» INFORMATION PROVIDED
-=-=-
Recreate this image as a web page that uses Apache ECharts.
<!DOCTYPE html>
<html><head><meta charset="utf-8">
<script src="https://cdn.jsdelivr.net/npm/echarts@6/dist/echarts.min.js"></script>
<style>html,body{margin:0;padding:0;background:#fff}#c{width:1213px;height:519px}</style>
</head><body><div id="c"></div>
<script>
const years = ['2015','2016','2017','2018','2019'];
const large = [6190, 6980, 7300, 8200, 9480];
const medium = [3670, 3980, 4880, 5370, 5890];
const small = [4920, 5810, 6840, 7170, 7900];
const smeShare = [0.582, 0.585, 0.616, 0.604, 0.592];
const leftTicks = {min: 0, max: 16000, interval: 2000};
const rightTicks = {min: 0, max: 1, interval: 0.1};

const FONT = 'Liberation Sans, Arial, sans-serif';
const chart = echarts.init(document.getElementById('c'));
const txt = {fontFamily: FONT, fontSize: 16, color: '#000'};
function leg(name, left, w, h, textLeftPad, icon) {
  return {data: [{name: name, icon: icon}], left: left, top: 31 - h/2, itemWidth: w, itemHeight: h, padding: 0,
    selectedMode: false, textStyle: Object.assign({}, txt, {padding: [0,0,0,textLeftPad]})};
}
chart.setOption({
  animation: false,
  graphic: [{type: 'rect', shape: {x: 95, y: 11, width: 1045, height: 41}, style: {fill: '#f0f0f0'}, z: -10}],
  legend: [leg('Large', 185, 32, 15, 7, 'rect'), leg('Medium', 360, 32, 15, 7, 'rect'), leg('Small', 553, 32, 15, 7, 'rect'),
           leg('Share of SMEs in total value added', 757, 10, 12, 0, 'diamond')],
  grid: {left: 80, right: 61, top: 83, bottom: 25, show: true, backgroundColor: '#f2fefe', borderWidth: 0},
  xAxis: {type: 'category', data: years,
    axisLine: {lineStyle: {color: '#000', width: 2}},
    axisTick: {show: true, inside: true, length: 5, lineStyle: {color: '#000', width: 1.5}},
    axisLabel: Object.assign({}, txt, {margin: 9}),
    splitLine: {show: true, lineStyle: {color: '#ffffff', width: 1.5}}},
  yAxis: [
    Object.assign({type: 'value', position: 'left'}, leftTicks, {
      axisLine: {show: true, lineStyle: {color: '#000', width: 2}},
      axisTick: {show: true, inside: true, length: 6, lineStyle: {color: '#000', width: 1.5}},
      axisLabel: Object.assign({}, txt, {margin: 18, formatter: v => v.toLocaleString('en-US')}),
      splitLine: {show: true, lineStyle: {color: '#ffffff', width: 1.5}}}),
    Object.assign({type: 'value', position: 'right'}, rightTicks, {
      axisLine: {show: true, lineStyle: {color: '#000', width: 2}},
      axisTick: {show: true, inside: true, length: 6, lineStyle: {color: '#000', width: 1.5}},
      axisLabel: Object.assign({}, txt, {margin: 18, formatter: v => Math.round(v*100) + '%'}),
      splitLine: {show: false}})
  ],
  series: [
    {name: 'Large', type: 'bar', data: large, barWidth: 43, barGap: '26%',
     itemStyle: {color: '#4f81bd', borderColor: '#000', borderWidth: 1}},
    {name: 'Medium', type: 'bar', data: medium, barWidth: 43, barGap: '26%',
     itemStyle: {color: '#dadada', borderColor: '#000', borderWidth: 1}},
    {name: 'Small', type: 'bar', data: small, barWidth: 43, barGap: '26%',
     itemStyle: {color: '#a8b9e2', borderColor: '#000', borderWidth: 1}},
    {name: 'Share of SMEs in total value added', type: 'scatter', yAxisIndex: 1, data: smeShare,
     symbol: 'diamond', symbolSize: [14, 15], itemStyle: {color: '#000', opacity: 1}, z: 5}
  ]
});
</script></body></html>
-=-=-
» SHORT PROBLEM
The listing above should be transcribed in full, exactly as written.

» ANSWER FOR THE TASK
Recreate this image as a web page that uses Apache ECharts.
<!DOCTYPE html>
<html><head><meta charset="utf-8">
<script src="https://cdn.jsdelivr.net/npm/echarts@6/dist/echarts.min.js"></script>
<style>html,body{margin:0;padding:0;background:#fff}#c{width:1213px;height:519px}</style>
</head><body><div id="c"></div>
<script>
const years = ['2015','2016','2017','2018','2019'];
const large = [6190, 6980, 7300, 8200, 9480];
const medium = [3670, 3980, 4880, 5370, 5890];
const small = [4920, 5810, 6840, 7170, 7900];
const smeShare = [0.582, 0.585, 0.616, 0.604, 0.592];
const leftTicks = {min: 0, max: 16000, interval: 2000};
const rightTicks = {min: 0, max: 1, interval: 0.1};

const FONT = 'Liberation Sans, Arial, sans-serif';
const chart = echarts.init(document.getElementById('c'));
const txt = {fontFamily: FONT, fontSize: 16, color: '#000'};
function leg(name, left, w, h, textLeftPad, icon) {
  return {data: [{name: name, icon: icon}], left: left, top: 31 - h/2, itemWidth: w, itemHeight: h, padding: 0,
    selectedMode: false, textStyle: Object.assign({}, txt, {padding: [0,0,0,textLeftPad]})};
}
chart.setOption({
  animation: false,
  graphic: [{type: 'rect', shape: {x: 95, y: 11, width: 1045, height: 41}, style: {fill: '#f0f0f0'}, z: -10}],
  legend: [leg('Large', 185, 32, 15, 7, 'rect'), leg('Medium', 360, 32, 15, 7, 'rect'), leg('Small', 553, 32, 15, 7, 'rect'),
           leg('Share of SMEs in total value added', 757, 10, 12, 0, 'diamond')],
  grid: {left: 80, right: 61, top: 83, bottom: 25, show: true, backgroundColor: '#f2fefe', borderWidth: 0},
  xAxis: {type: 'category', data: years,
    axisLine: {lineStyle: {color: '#000', width: 2}},
    axisTick: {show: true, inside: true, length: 5, lineStyle: {color: '#000', width: 1.5}},
    axisLabel: Object.assign({}, txt, {margin: 9}),
    splitLine: {show: true, lineStyle: {color: '#ffffff', width: 1.5}}},
  yAxis: [
    Object.assign({type: 'value', position: 'left'}, leftTicks, {
      axisLine: {show: true, lineStyle: {color: '#000', width: 2}},
      axisTick: {show: true, inside: true, length: 6, lineStyle: {color: '#000', width: 1.5}},
      axisLabel: Object.assign({}, txt, {margin: 18, formatter: v => v.toLocaleString('en-US')}),
      splitLine: {show: true, lineStyle: {color: '#ffffff', width: 1.5}}}),
    Object.assign({type: 'value', position: 'right'}, rightTicks, {
      axisLine: {show: true, lineStyle: {color: '#000', width: 2}},
      axisTick: {show: true, inside: true, length: 6, lineStyle: {color: '#000', width: 1.5}},
      axisLabel: Object.assign({}, txt, {margin: 18, formatter: v => Math.round(v*100) + '%'}),
      splitLine: {show: false}})
  ],
  series: [
    {name: 'Large', type: 'bar', data: large, barWidth: 43, barGap: '26%',
     itemStyle: {color: '#4f81bd', borderColor: '#000', borderWidth: 1}},
    {name: 'Medium', type: 'bar', data: medium, barWidth: 43, barGap: '26%',
     itemStyle: {color: '#dadada', borderColor: '#000', borderWidth: 1}},
    {name: 'Small', type: 'bar', data: small, barWidth: 43, barGap: '26%',
     itemStyle: {color: '#a8b9e2', borderColor: '#000', borderWidth: 1}},
    {name: 'Share of SMEs in total value added', type: 'scatter', yAxisIndex: 1, data: smeShare,
     symbol: 'diamond', symbolSize: [14, 15], itemStyle: {color: '#000', opacity: 1}, z: 5}
  ]
});
</script></body></html>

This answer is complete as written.